Classic film fans will love hearing anecdotes about Wallach’s movie work. He shares a lot of stories about The Good, the Bad and the Ugly (1966) , the film that inspired his memoir’s title, The Misfits (1961), The Magnificent Seven (1960), How to Steal A Million (1966) and his first film Baby Doll (1956) . Audiences will love to hear his stories about notable figures including Marilyn Monroe, Sergio Leone, Clark Gable, Audrey Hepburn, Elia Kazan, Tennessee Williams and more.

Wallach was a charming storyteller and it’s easy to be captivated by him in this book. His voice demonstrated the wear and tear of old age but there is still a magic that comes from listening to the man himself tell his own story. You can almost see the twinkle in his eye as you listen to his words. Besides the many stories about his film work, I was particularly taken with his reflections on his home life. Wallach explains the complexities and challenges that come with being married to an another actor and raising small children. Wallach and Jackson struggled yet found balance in their work and marriage. They highly respected each other’s careers and although Wallach was the bigger star he made sure not to neglect her acting work. Wallach lovingly remembers the births of each of his three children and I particularly love the anecdote of him heating up milk bottles while pretending he was Louis Pasteur.
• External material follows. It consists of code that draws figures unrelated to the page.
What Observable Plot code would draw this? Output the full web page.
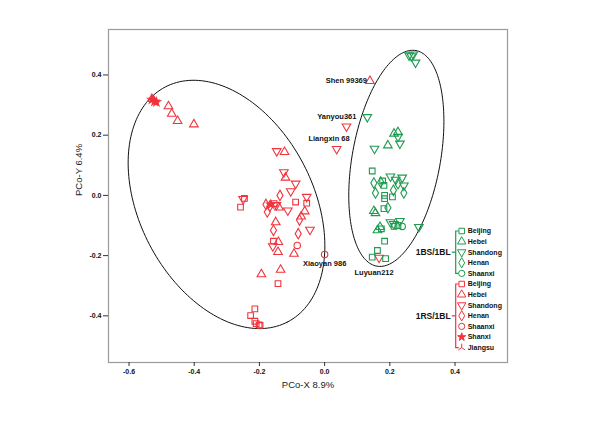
<!DOCTYPE html>
<html><head><meta charset="utf-8">
<script src="https://cdn.jsdelivr.net/npm/d3@7"></script>
<script src="https://cdn.jsdelivr.net/npm/@observablehq/plot@0.6"></script>
<style>body{margin:0;background:#fff;font-family:"Liberation Sans",Arial,sans-serif}</style>
</head><body><div id="chart"></div>
<script>
// ---- data ----
const regions = ["Beijing","Hebei","Shandong","Henan","Shaanxi","Shanxi","Jiangsu"];
const xTicks = [-0.6,-0.4,-0.2,0.0,0.2,0.4];
const yTicks = [-0.4,-0.2,0.0,0.2,0.4];
// 1RS/1BL accessions: [x, y, region]
const rsPoints = [
  [-0.530,0.318,"Shanxi"],[-0.522,0.312,"Shanxi"],[-0.516,0.310,"Shanxi"],
  [-0.530,0.320,"Hebei"],[-0.524,0.316,"Jiangsu"],
  [-0.479,0.296,"Hebei"],[-0.469,0.271,"Hebei"],[-0.451,0.247,"Hebei"],[-0.401,0.236,"Hebei"],
  [-0.147,0.147,"Shandong"],[-0.123,0.144,"Hebei"],
  [-0.125,0.077,"Shandong"],[-0.120,0.059,"Hebei"],
  [-0.089,0.039,"Shandong"],[-0.104,0.014,"Shandong"],
  [-0.258,-0.039,"Beijing"],[-0.246,-0.010,"Beijing"],[-0.250,-0.012,"Shandong"],
  [-0.137,0.000,"Henan"],
  [-0.180,-0.030,"Henan"],[-0.168,-0.036,"Henan"],[-0.176,-0.055,"Henan"],[-0.165,-0.030,"Shanxi"],
  [-0.155,-0.027,"Beijing"],[-0.148,-0.032,"Shandong"],[-0.140,-0.040,"Hebei"],
  [-0.113,-0.050,"Shandong"],[-0.089,-0.022,"Beijing"],
  [-0.055,-0.026,"Beijing"],[-0.055,-0.005,"Shandong"],[-0.061,-0.053,"Hebei"],
  [-0.072,-0.070,"Hebei"],[-0.077,-0.082,"Henan"],
  [-0.150,-0.089,"Hebei"],[-0.157,-0.116,"Henan"],[-0.081,-0.127,"Henan"],[-0.045,-0.114,"Shandong"],
  [-0.157,-0.152,"Beijing"],[-0.159,-0.169,"Shandong"],[-0.142,-0.155,"Hebei"],
  [-0.143,-0.188,"Hebei"],[-0.084,-0.166,"Shaanxi"],[-0.094,-0.194,"Hebei"],
  [0.000,-0.196,"Shaanxi"],
  [-0.194,-0.262,"Hebei"],[-0.135,-0.247,"Hebei"],[-0.143,-0.293,"Beijing"],
  [-0.214,-0.377,"Beijing"],[-0.227,-0.399,"Beijing"],[-0.214,-0.418,"Beijing"],
  [-0.210,-0.426,"Beijing"],[-0.201,-0.430,"Beijing"],[-0.198,-0.432,"Beijing"],
  [0.139,0.380,"Hebei"],[0.067,0.229,"Shandong"],[0.037,0.154,"Shandong"],[0.167,-0.207,"Shandong"]
];
// 1BS/1BL accessions: [x, y, region]
const bsPoints = [
  [0.259,0.465,"Shandong"],[0.272,0.468,"Shandong"],[0.266,0.462,"Shandong"],[0.279,0.441,"Shandong"],
  [0.131,0.260,"Shandong"],
  [0.213,0.205,"Hebei"],[0.225,0.210,"Hebei"],[0.194,0.166,"Hebei"],
  [0.231,0.172,"Shandong"],[0.153,0.155,"Shandong"],[0.225,0.195,"Shandong"],
  [0.146,0.081,"Beijing"],
  [0.151,0.041,"Henan"],[0.172,0.044,"Henan"],
  [0.202,0.063,"Shandong"],[0.218,0.052,"Shandong"],[0.238,0.059,"Shandong"],[0.243,0.033,"Shandong"],
  [0.182,0.033,"Beijing"],[0.178,0.048,"Beijing"],
  [0.156,0.008,"Henan"],[0.211,0.017,"Henan"],[0.243,0.008,"Henan"],[0.225,0.039,"Henan"],
  [0.184,0.000,"Beijing"],[0.184,-0.011,"Beijing"],[0.208,-0.005,"Beijing"],
  [0.151,-0.052,"Hebei"],[0.156,-0.059,"Hebei"],
  [0.182,-0.044,"Beijing"],[0.194,-0.041,"Henan"],
  [0.170,-0.105,"Hebei"],[0.174,-0.111,"Beijing"],[0.162,-0.116,"Hebei"],
  [0.202,-0.089,"Shandong"],[0.213,-0.103,"Beijing"],[0.231,-0.085,"Shandong"],
  [0.238,-0.103,"Shaanxi"],[0.225,-0.100,"Beijing"],[0.212,-0.095,"Shandong"],
  [0.289,-0.105,"Shandong"],
  [0.184,-0.152,"Beijing"],
  [0.162,-0.183,"Beijing"],[0.146,-0.205,"Beijing"],[0.187,-0.210,"Beijing"]
];
// named accessions: [x, y, name]
const labelled = [
  [0.139,0.380,"Shen 99369"],[0.067,0.229,"Yanyou361"],[0.037,0.154,"Liangxin 68"],
  [0.000,-0.196,"Xiaoyan 986"],[0.167,-0.207,"Luyuan212"]
];
// group ellipses: centre and two conjugate half-axis vectors (data units)
const ellipses = [
  {group:"1RS/1BL", cx:-0.301, cy:-0.030, ux:0.188, uy:-0.390, vx:-0.236, vy:-0.134},
  {group:"1BS/1BL", cx:0.220, cy:0.123, ux:0.060, uy:0.358, vx:0.133, vy:-0.026}
];
const bsRegions = ["Beijing","Hebei","Shandong","Henan","Shaanxi"];
const rsRegions = ["Beijing","Hebei","Shandong","Henan","Shaanxi","Shanxi","Jiangsu"];

// ---- styles ----
const RED = "#f0343c", GREEN = "#1e9a50";
const downTri = {draw(c, size){const y=-Math.sqrt(size/(Math.sqrt(3)*3)); c.moveTo(0,-y*2); c.lineTo(-Math.sqrt(3)*y,y); c.lineTo(Math.sqrt(3)*y,y); c.closePath();}};
const invWye = {draw(c, size){const r=Math.sqrt(size)*0.7; c.moveTo(0,0); c.lineTo(0,-r); c.moveTo(0,0); c.lineTo(-r*0.87,r*0.6); c.moveTo(0,0); c.lineTo(r*0.87,r*0.6);}};
const symbolOf = {Beijing:"square",Hebei:"triangle",Shandong:downTri,Henan:"diamond",Shaanxi:"circle",Shanxi:"star",Jiangsu:invWye};
const d3Sym = {square:d3.symbolSquare,triangle:d3.symbolTriangle,diamond:d3.symbolDiamond,circle:d3.symbolCircle,star:d3.symbolStar};
const R = 3.2, RSTAR = 2.6;

function dotsFor(points, color){
  return regions.map(reg => Plot.dot(points.filter(p => p[2] === reg), {
    x: d => d[0], y: d => d[1], symbol: symbolOf[reg], r: reg === "Shanxi" ? RSTAR : R,
    stroke: color, strokeWidth: 1.1, fill: reg === "Shanxi" ? color : "none"
  }));
}
const ellipsePts = ellipses.flatMap(e => d3.range(0, 181).map(i => {
  const t = i / 180 * 2 * Math.PI;
  return {group: e.group, x: e.cx + e.ux*Math.cos(t) + e.vx*Math.sin(t), y: e.cy + e.uy*Math.cos(t) + e.vy*Math.sin(t)};
}));
const labelOffsets = {"Shen 99369":[-3,0,"end"],"Yanyou361":[10,-10,"end"],"Liangxin 68":[13,-10,"end"],"Xiaoyan 986":[0,9,"middle"],"Luyuan212":[-5,15,"middle"]};

const plot = Plot.plot({
  width: 600, height: 424,
  marginLeft: 108, marginRight: 93, marginTop: 29, marginBottom: 62,
  style: {fontFamily: '"Liberation Sans", Arial, sans-serif', background: "white"},
  x: {domain: [-0.663, 0.561]},
  y: {domain: [-0.555, 0.551]},
  marks: [
    Plot.frame({stroke: "#9a9a9a", strokeWidth: 1.2}),
    Plot.axisX({ticks: xTicks, tickFormat: d => d.toFixed(1), tickSize: 4, tickPadding: 3, fontSize: 7, fontWeight: "bold", label: null, stroke: "#333", fill: "#111"}),
    Plot.axisY({ticks: yTicks, tickFormat: d => d.toFixed(1), tickSize: 5, tickPadding: 2, fontSize: 7, fontWeight: "bold", label: null, stroke: "#333", fill: "#111"}),
    Plot.text(["PCo-X 8.9%"], {frameAnchor: "bottom", dy: 25, fontSize: 9.5, fill: "#222"}),
    Plot.text(["PCo-Y 6.4%"], {frameAnchor: "left", dx: -30, rotate: -90, fontSize: 9.5, fill: "#222"}),
    Plot.line(ellipsePts, {x: "x", y: "y", z: "group", stroke: "#111", strokeWidth: 1}),
    ...dotsFor(rsPoints, RED),
    ...dotsFor(bsPoints, GREEN),
    ...labelled.map(l => Plot.text([l], {x: d => d[0], y: d => d[1], text: d => d[2],
      dx: labelOffsets[l[2]][0], dy: labelOffsets[l[2]][1], textAnchor: labelOffsets[l[2]][2],
      fontSize: 7.5, fontWeight: "bold", fill: "#111"}))
  ]
});
document.getElementById("chart").appendChild(plot);

// ---- bracket legend drawn inside the plot frame ----
const svg = d3.select(plot);
const lg = svg.append("g").attr("font-family", '"Liberation Sans", Arial, sans-serif').attr("text-anchor", "start");
function bracket(list, color, title, y0){
  const step = 10.6, xs = 461.7, xb = 455.7;
  const y1 = y0 + step*(list.length-1), ym = (y0+y1)/2;
  const g = lg.append("g");
  g.append("path").attr("d", `M${xs-3},${y0}H${xb}V${y1}H${xs-3}`).attr("fill","none").attr("stroke",color).attr("stroke-width",1.2);
  g.append("path").attr("d", `M${xb-4},${ym}H${xb}`).attr("fill","none").attr("stroke",color).attr("stroke-width",1.2);
  g.append("text").attr("x", xb-5).attr("y", ym).attr("dy","0.35em").attr("text-anchor","end")
    .attr("font-size", 8.5).attr("font-weight","bold").attr("fill","#111").text(title);
  list.forEach((reg,i) => {
    const y = y0 + step*i;
    const s = symbolOf[reg];
    const type = typeof s === "string" ? d3Sym[s] : s;
    const rr = reg === "Shanxi" ? RSTAR : R;
    g.append("path").attr("d", d3.symbol(type, Math.PI*rr*rr*0.95)()).attr("transform",`translate(${xs},${y})`)
      .attr("fill", reg === "Shanxi" ? color : "white").attr("stroke", color).attr("stroke-width",1);
    g.append("text").attr("x", xs+6).attr("y", y).attr("dy","0.35em").attr("text-anchor","start")
      .attr("font-size",7).attr("font-weight","bold").attr("fill","#111").text(reg);
  });
}
bracket(bsRegions, GREEN, "1BS/1BL", 231);
bracket(rsRegions, RED, "1RS/1BL", 284);
</script></body></html>
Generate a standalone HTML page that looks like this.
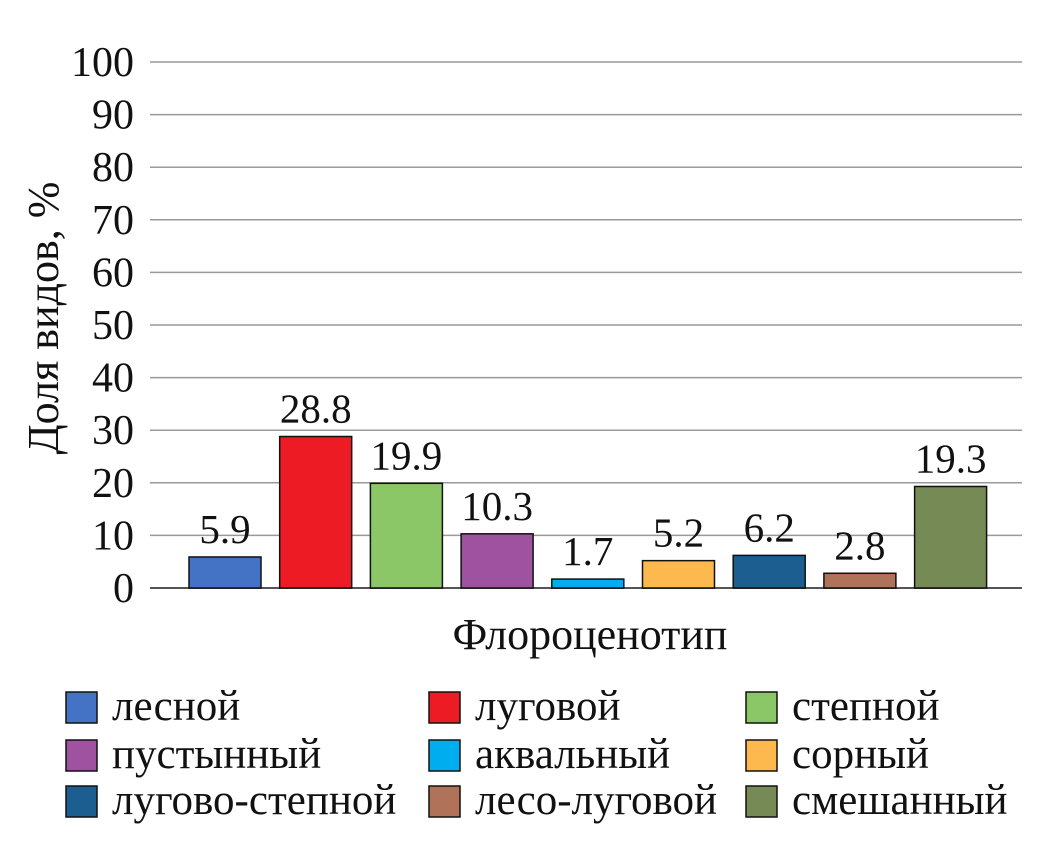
<!DOCTYPE html>
<html><head><meta charset="utf-8"><style>
body{margin:0;background:#fff;}
svg text{font-family:"Liberation Serif","DejaVu Serif",serif;fill:#111;}
</style></head><body>
<svg id="chart" width="1057" height="845" xmlns="http://www.w3.org/2000/svg">
<g id="grid"></g>
<g id="yticks"></g>
<g id="bars"></g>
<g id="labels"></g>
<text x="590" y="649" font-size="44" text-anchor="middle">Флороценотип</text>
<text transform="translate(58,318) rotate(-90)" font-size="44" text-anchor="middle">Доля видов, %</text>
<g id="legend"></g>
</svg>
<script>
const categories=["лесной","луговой","степной","пустынный","аквальный","сорный","лугово-степной","лесо-луговой","смешанный"];
const values=[5.9,28.8,19.9,10.3,1.7,5.2,6.2,2.8,19.3];
const labels=["5.9","28.8","19.9","10.3","1.7","5.2","6.2","2.8","19.3"];
const colors=["#4472C4","#ED1C24","#8BC766","#9E52A0","#00AEEF","#FDB94E","#1B5E8F","#B0735A","#758A55"];
const yTicks=[0,10,20,30,40,50,60,70,80,90,100];
const NS="http://www.w3.org/2000/svg";
const y0=588,y1=62,xL=150,xR=1022;
function yScale(v){return y0-(v/100)*(y0-y1);}
function xCenter(i){return 225+i*90.7;}
function mk(tag,attrs,parent){const e=document.createElementNS(NS,tag);for(const k in attrs)e.setAttribute(k,attrs[k]);document.getElementById(parent)?document.getElementById(parent).appendChild(e):parent.appendChild(e);return e;}
yTicks.forEach(t=>{
  const l=mk('line',{x1:xL,x2:xR,y1:yScale(t),y2:yScale(t),stroke:t===0?'#555':'#999','stroke-width':t===0?2:1.5},'grid');
  
  
  const tx=mk('text',{x:134,y:yScale(t)+14,'font-size':42,'text-anchor':'end'},'yticks');
  tx.textContent=t;
  
  
});
values.forEach((v,i)=>{
  const w=72,cx=xCenter(i);
  const r=mk('rect',{x:cx-w/2,y:yScale(v),width:w,height:y0-yScale(v),fill:colors[i],stroke:'#111','stroke-width':1.5},'bars');
  
  
  const t=mk('text',{x:cx,y:yScale(v)-14,'font-size':41,'text-anchor':'middle'},'labels');
  t.textContent=labels[i];
  
  
});
const lx=[66,429,746],ly=[707,755,801];
categories.forEach((c,i)=>{
  const col=i%3,row=Math.floor(i/3);
  const g=mk('g',{},'legend');
  
  
  mk('rect',{x:lx[col],y:ly[row]-15,width:31,height:31,fill:colors[i],stroke:'#111','stroke-width':1.5},g);
  const t=mk('text',{x:lx[col]+46,y:ly[row]+13,'font-size':43},g);
  t.textContent=c;
});
</script>
</body></html>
Eli Wallach and Anne Jackson (source)

Even though I already owned a paperback copy of The Good, the Bad and Me, I’m glad I invested in the audio version. If you enjoy Wallach’s films and appreciate him as a person, listening to this audiobook will be a special treat. If you’re like me, you’ll find yourself tearing up when the book is over. And as an added bonus, Anne Jackson makes a small cameo in the recording.

I purchased this book at Audible. It seems to be the only place online where you can find it. The original audiobook recording is most likely out of print.